In December, the group was suspected of vandalizing the Sylmar home of Jackie David, a former spokeswoman for the Animal Services Department, although no arrests were made, according to the LAPD.
Six people were detained April 26 on suspicion of felony vandalism after allegedly breaking windows and defacing the Hollywood Hills home of an executive with a Pasadena life sciences company.
Randy Parsons, acting assistant director of the FBI in Los Angeles, said his office is concerned by the group's "pattern of vandalism and harassment."
"When it's brought to people's homes the potential for confrontation and injury is far greater," Parsons said. Ramona Ripston, executive director of the American Civil Liberties Union of Southern California, said picketing officials' homes, as the Animal Defense League members and other activists have been doing, is constitutionally protected.
But it needs to stop there, she said.
"When protesters move beyond protesting and break windows or write graffiti that's breaking the law," Ripston said, referring to the alleged activities of the Animal Liberation Front. "But passing an ordinance that says you can't protest in a residential neighborhood violates the 1st Amendment."

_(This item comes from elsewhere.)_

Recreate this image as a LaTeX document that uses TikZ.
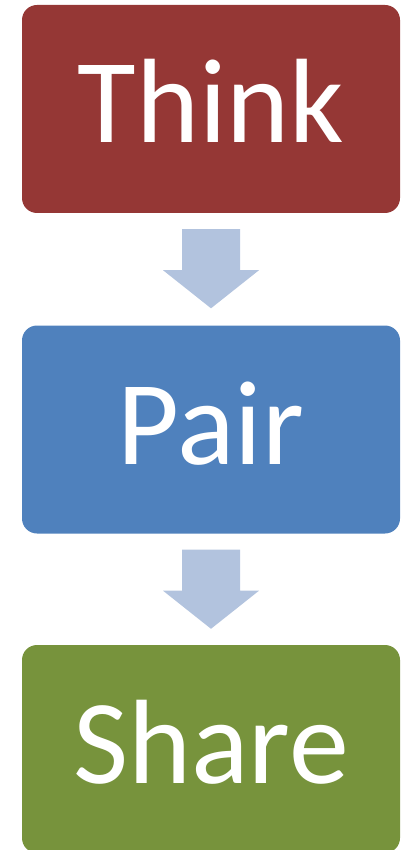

The conflict is at a stalemate: The activists say they won't stop, and Diliberto says he doesn't want to move from his home.
His neighbors say they support free speech, but the activists have gone too far and have little to show for it.
"My concern is that they're not using what I consider a constructive way to get their message across," said Charlie Hutchinson, president of the Larchmont Village Neighborhood Assn.